Mi riferisco, in particolare, ma non solo, ai fatti terribili ai danni di creature innocenti avvenuti a Caivano, fatti di una tale atrocità da aver generato l’immediata risposta del decreto che ne porta il nome. Innanzitutto, è necessario non mancare ulteriormente di rispetto e cura alle vittime: chi compie delitti così atroci è sempre colpevole e deve scontare una pena adeguata e certa. Inoltre, solo se chi delinque è minorenne può essere definito ragazzo, adolescente o bullo, ma il maggiorenne, anche appena maggiorenne, è un adulto, un uomo, pur giovane, che delinque: diversamente si fa l’eco a chi definisce ogni orrore una ragazzata.
Inoltre, il primo pensiero è sempre per l’infanzia terribile delle vittime, non per quella sicuramente brutta degli abusatori.
Prima le vittime e la loro guarigione, poi il resto. L’intervento delle forze dell’ordine a Caivano è un’azione importante e dovuta da replicarsi in tanti altri territori perché, se hai gli spacciatori sotto casa, non invochi lo psicologo per gli stessi, ma la tutela di base per l’incolumità delle persone. E’ evidente, poi, che la violenza cui stiamo assistendo sia dovuta a famiglie del tutto assenti e disinteressate, in contesti poveri e degradati, come in contesti decisamente “bene” o in altri più comunemente definiti normali. Un segnale necessario è quindi l’inasprimento delle pene per gli adulti che, dopo i richiami e gli aiuti di scuola e servizi sociali, si ostinassero a trascurare o maltrattare i minori, dimostrando netta incapacità parentale: il bene dei figli prevale sempre su quello dei loro genitori. Il decreto, inoltre, abbassa l’età per una serie di misure, come l’ammonimento per i minori dai dodici anni in su, poiché è indubbio che la criminalità organizzata si avvalga proprio dei minori di quattordici anni per la loro impunibilità. Mi pare una misura minima, educativa più che repressiva, l’impedimento dell’accesso ai social al minore che ha compiuto violenze e le ha diffuse via Internet (in “Disposizioni in materia di tutela dei minori che utilizzano dispositivi informatici”).
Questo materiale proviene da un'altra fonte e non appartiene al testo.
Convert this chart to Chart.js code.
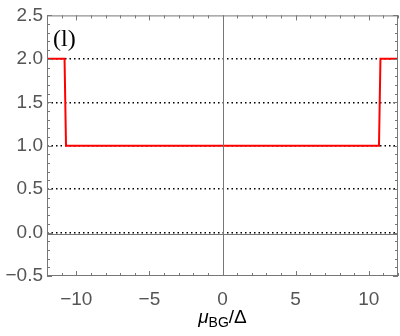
<!DOCTYPE html>
<html>
<head>
<meta charset="utf-8">
<script src="https://cdn.jsdelivr.net/npm/chart.js@4"></script>
<style>
  html, body { margin: 0; padding: 0; background: #fff; }
  #wrap { width: 400px; height: 336px; }
</style>
</head>
<body>
<div id="wrap"><canvas id="chart"></canvas></div>
<script>
// step curve
const muX = [-12, -10.8, -10.7, 10.7, 10.8, 12];
const nVal = [2, 2, 1, 1, 2, 2];

const xMin = -12, xMax = 12;
const yMin = -0.5, yMax = 2.5;
const xTicks = [-10, -5, 0, 5, 10];
const yTicks = [-0.5, 0, 0.5, 1, 1.5, 2, 2.5];
const gridY = [0, 0.5, 1, 1.5, 2];

const fmt = (v, d) => (v < 0 ? "\u2212" : "") + Math.abs(v).toFixed(d);

// frame with inward ticks, axes through zero, panel tag and x label
const framePlugin = {
  id: "frame",
  afterDraw(chart) {
    const { ctx, chartArea: a, scales } = chart;
    const x = scales.x, y = scales.y;
    ctx.save();
    // axes at zero
    ctx.strokeStyle = "#777";
    ctx.lineWidth = 1;
    ctx.beginPath();
    const x0 = Math.round(x.getPixelForValue(0)) + 0.5;
    const y0 = Math.round(y.getPixelForValue(0)) + 0.5;
    ctx.moveTo(x0, a.top); ctx.lineTo(x0, a.bottom);
    ctx.moveTo(a.left, y0 + 1); ctx.lineTo(a.right, y0 + 1);
    ctx.stroke();

    // frame
    ctx.strokeRect(a.left + 0.5, a.top + 0.5, a.right - a.left - 1, a.bottom - a.top - 1);

    // ticks
    ctx.beginPath();
    for (let v = xMin; v <= xMax + 1e-9; v += 1) {
      const p = Math.round(x.getPixelForValue(v)) + 0.5;
      const len = Math.abs(v % 5) < 1e-9 ? 5 : 3;
      ctx.moveTo(p, a.bottom); ctx.lineTo(p, a.bottom - len);
      ctx.moveTo(p, a.top); ctx.lineTo(p, a.top + len);
    }
    for (let i = 0; i <= 30; i++) {
      const v = yMin + i * 0.1;
      const p = Math.round(y.getPixelForValue(v)) + 0.5;
      const len = i % 5 === 0 ? 5 : 3;
      ctx.moveTo(a.left, p); ctx.lineTo(a.left + len, p);
      ctx.moveTo(a.right, p); ctx.lineTo(a.right - len, p);
    }
    ctx.stroke();

    // panel tag
    ctx.fillStyle = "#000";
    ctx.font = "24px 'Liberation Serif', serif";
    ctx.textBaseline = "alphabetic";
    ctx.fillText("(l)", a.left + 6, a.top + 31);

    // x title: mu_BG / Delta
    const cx = x.getPixelForValue(0);
    const base = 323;
    const big = "19px 'Liberation Sans', Arial, sans-serif";
    const bigI = "italic 19px 'Liberation Sans', Arial, sans-serif";
    const small = "14px 'Liberation Sans', Arial, sans-serif";
    ctx.font = bigI; const wMu = ctx.measureText("\u03bc").width;
    ctx.font = small; const wBG = ctx.measureText("BG").width;
    ctx.font = big; const wRest = ctx.measureText("/\u0394").width;
    let px = cx - (wMu + wBG + wRest) / 2;
    ctx.font = bigI; ctx.fillText("\u03bc", px, base); px += wMu;
    ctx.font = small; ctx.fillText("BG", px, base + 4); px += wBG;
    ctx.font = big; ctx.fillText("/\u0394", px, base);
    ctx.restore();
  }
};

new Chart(document.getElementById("chart"), {
  type: "scatter",
  data: {
    datasets: [
      {
        data: muX.map((v, i) => ({ x: v, y: nVal[i] })),
        showLine: true,
        borderColor: "#ff0000",
        borderWidth: 2,
        pointRadius: 0,
        fill: false,
      },
    ],
  },
  options: {
    responsive: true,
    maintainAspectRatio: false,
    animation: false,
    layout: { padding: { top: 12, right: 2, left: 0, bottom: 0 } },
    plugins: { legend: { display: false }, tooltip: { enabled: false } },
    scales: {
      x: {
        type: "linear",
        min: xMin,
        max: xMax,
        afterBuildTicks: (s) => { s.ticks = xTicks.map((v) => ({ value: v })); },
        afterFit: (s) => { s.height = 60; },
        ticks: {
          autoSkip: false,
          maxRotation: 0,
          padding: 4,
          color: "#555",
          font: { size: 19, family: "'Liberation Sans', Arial, sans-serif" },
          callback: (v) => fmt(v, 0),
        },
        grid: { display: false },
        border: { display: false },
      },
      y: {
        type: "linear",
        min: yMin,
        max: yMax,
        afterBuildTicks: (s) => { s.ticks = yTicks.map((v) => ({ value: v })); },
        afterFit: (s) => { s.width = 47; },
        ticks: {
          autoSkip: false,
          padding: 4,
          color: "#555",
          font: { size: 19, family: "'Liberation Sans', Arial, sans-serif" },
          callback: (v) => fmt(v, 1),
        },
        grid: {
          drawTicks: false,
          lineWidth: 1.5,
          color: (c) => (gridY.includes(c.tick.value) ? "#000" : "rgba(0,0,0,0)"),
          borderDash: [1.5, 3],
        },
        border: { display: false, dash: [1.5, 3] },
      },
    },
  },
  plugins: [framePlugin],
});
</script>
</body>
</html>
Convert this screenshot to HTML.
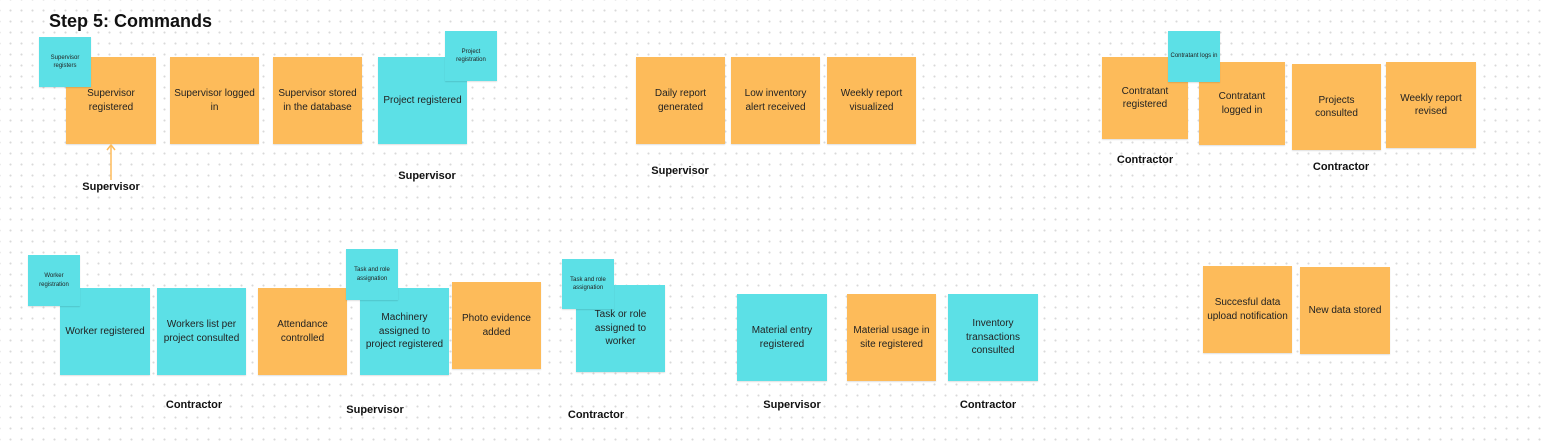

Si tratta di impedire un’ulteriore violenza sulle vittime e di prevenire che altri facciano lo stesso, poiché tutto, ma proprio tutto, si impara attraverso l’emulazione (“Una cosa così solo nei porno”, dai fatti di Palermo).
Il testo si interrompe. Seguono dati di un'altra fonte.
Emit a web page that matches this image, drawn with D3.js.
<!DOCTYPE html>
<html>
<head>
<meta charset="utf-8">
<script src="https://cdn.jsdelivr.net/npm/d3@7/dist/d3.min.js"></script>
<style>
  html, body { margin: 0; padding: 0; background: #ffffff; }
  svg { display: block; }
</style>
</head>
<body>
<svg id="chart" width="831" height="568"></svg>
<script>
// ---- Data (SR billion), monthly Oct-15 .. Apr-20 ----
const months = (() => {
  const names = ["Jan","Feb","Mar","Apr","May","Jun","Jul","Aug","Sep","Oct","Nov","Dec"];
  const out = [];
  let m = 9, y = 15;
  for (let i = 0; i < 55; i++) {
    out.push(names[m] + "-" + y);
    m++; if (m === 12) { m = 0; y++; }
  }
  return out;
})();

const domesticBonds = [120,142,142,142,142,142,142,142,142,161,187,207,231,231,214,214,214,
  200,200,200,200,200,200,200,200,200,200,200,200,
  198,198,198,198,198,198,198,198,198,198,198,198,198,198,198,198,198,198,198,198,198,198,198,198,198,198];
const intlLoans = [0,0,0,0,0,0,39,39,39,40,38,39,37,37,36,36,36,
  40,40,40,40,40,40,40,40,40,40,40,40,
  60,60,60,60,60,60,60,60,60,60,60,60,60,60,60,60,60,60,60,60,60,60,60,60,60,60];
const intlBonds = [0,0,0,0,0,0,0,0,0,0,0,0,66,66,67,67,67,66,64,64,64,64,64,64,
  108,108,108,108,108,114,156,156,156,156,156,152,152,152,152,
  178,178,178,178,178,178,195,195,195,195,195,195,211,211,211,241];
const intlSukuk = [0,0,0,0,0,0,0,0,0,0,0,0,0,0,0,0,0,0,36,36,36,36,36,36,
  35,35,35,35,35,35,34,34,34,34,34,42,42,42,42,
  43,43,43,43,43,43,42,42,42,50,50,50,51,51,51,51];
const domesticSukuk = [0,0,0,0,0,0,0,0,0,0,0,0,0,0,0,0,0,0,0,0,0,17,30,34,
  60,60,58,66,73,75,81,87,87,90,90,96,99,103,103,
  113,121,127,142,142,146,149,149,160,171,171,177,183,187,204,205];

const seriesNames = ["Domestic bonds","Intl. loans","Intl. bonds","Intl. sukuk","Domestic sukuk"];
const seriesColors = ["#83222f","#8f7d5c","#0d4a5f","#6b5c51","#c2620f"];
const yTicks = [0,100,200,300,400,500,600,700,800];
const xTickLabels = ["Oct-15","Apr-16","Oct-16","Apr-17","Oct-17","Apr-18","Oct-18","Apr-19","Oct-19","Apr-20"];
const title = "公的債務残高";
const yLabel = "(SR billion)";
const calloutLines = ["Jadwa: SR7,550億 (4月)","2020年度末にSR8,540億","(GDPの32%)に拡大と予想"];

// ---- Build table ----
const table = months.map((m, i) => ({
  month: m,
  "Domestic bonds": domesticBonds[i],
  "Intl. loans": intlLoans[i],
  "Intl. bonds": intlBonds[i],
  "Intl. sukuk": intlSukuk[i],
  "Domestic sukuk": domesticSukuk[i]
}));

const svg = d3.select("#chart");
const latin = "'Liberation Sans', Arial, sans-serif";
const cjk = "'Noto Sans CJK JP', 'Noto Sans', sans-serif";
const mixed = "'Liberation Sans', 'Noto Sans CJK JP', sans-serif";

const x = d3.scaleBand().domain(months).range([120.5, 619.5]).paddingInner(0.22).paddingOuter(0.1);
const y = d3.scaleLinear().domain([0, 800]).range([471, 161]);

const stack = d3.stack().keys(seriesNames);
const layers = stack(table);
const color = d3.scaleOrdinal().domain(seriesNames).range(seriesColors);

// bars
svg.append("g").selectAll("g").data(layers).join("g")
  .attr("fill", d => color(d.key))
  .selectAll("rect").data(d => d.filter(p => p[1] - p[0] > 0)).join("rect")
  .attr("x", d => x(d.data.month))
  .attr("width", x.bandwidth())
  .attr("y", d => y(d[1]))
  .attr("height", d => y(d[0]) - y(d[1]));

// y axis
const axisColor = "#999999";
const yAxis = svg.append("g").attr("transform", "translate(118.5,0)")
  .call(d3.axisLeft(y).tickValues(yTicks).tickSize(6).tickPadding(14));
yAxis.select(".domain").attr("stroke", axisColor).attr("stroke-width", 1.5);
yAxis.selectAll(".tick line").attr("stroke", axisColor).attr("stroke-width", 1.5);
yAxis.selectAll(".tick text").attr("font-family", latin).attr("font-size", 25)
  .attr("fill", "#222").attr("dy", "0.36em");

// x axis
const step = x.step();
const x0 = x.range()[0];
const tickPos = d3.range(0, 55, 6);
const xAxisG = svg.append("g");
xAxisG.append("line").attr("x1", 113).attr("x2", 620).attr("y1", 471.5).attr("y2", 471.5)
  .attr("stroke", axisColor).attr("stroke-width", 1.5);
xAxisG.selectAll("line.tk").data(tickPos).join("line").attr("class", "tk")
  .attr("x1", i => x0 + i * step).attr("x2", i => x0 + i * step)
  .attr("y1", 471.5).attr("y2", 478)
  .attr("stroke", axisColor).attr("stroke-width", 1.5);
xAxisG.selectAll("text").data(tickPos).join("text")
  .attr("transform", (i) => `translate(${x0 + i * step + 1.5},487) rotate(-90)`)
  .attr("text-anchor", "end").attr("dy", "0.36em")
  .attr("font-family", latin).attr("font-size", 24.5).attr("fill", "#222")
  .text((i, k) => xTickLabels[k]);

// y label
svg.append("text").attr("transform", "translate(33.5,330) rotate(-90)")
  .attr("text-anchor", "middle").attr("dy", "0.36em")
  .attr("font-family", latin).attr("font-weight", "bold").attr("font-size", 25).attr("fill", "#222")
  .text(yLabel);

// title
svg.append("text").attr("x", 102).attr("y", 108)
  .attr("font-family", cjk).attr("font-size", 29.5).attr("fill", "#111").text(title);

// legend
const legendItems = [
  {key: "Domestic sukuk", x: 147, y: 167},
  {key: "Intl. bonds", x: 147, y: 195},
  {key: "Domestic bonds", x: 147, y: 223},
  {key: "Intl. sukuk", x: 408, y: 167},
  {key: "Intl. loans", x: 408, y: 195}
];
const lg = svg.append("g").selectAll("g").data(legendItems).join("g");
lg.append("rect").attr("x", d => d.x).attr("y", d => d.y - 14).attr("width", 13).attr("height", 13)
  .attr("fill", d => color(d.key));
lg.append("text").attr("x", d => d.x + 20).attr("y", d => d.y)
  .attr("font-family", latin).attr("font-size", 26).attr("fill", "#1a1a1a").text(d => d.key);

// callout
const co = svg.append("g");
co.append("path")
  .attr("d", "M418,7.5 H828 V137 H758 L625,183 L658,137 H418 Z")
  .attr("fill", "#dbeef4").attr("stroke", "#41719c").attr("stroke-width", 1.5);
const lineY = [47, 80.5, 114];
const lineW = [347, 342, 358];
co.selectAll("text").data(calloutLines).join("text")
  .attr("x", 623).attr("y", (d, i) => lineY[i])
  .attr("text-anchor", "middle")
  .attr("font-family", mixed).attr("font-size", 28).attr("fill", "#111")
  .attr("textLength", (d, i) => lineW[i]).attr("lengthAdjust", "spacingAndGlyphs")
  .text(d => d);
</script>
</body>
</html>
Detto questo, le nuove misure restrittive devono essere anticipate e seguite da interventi educativi incisivi, con l’esercito di educatori, assistenti sociali, operatori della cultura invocati dal parroco e dalla preside di Caivano.
Le “Disposizioni in materia di offerta educativa” ritengo siano “misure urgenti di contrasto al disagio giovanile, alla povertà educativa e alla criminalità minorile” come recita il Decreto.
Servono risorse massicce, ma mirate e non occasionali, per costruire sicurezza e opportunità. Le famiglie si aiutano dando lavoro ai genitori e sostegno nel loro compito educativo, mentre sono al lavoro. Soprattutto nelle aree dove dilaga la criminalità, serve una scuola statale che funzioni (e insieme una scuola paritaria libera e gratuita per tutti) per tornare a essere un’alternativa alla devianza e un ascensore sociale.
Spazi, strumenti e servizi per lo sport e le attività, anche ecclesiali, che tengono i minori lontano dalla strada e dal divano.
Sono i luoghi che producono, ciascuno a loro modo, il vuoto sentimentale e morale di oggi.